A family member who is not the owner of the property signed a brokerage agreement (for example, a spouse, brother, or sister who has no rights in the property). Will the property owner be required to pay brokerage fees to the broker who worked to sell their property?
In a recent case (2023, the Shalom court in Tel Aviv), a real estate broker sued a pair of brothers who had signed a brokerage agreement with him. The broker argued that he was entitled to brokerage fees, even though the agreement had been signed by only one of the brothers, who was not the owner of the property.
Section 9(a) of the Israeli Real Estate Brokers Law states that a real estate broker must have a written brokerage agreement signed by the “client” to be entitled to receive brokerage fees. The “client” is typically the owner of the property being sold, but the Knesset (the Israeli legislature) did not limit the definition of “client” to the owner of the property.
The term “client” is defined in the law as “a party to an agreement with a real estate broker to receive his services, whether he pays brokerage fees or not.” This broad definition of “client” means that even someone who does not own the property but has an interest in its sale can enter into a binding brokerage agreement.

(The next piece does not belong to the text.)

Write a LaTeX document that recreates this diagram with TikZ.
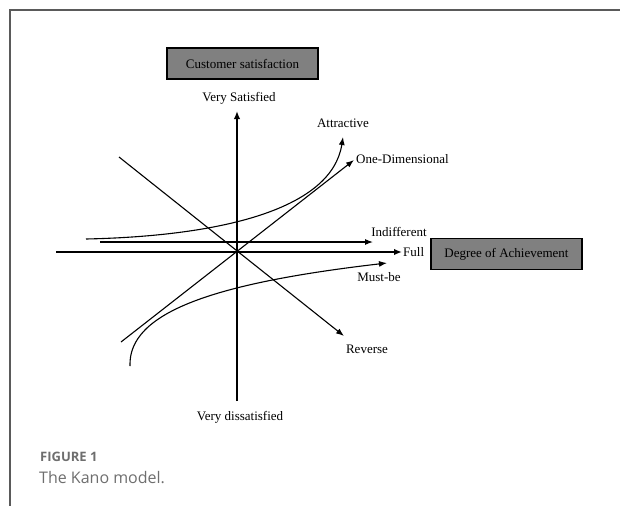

The sale of the property to the tenant: the effective factor
The court ruled that the fact that the property was sold to the tenant who leases the property does not affect the broker’s right to receive brokerage fees. The brokerage agreement included a blanket agreement to pay brokerage fees “in any case that the property is sold during the exclusivity period,” and the agreement did not specifically exclude the possibility of a sale to the tenant.
The court found that there is no room to interfere in the contractual relations between the parties and to determine retrospectively new conditions and obligations that were not included in the agreement at all. If the parties wanted to exclude the tenant from the agreement, they should have stated this explicitly. Since they did not do so, the brothers are required to pay the agreed compensation to the broker.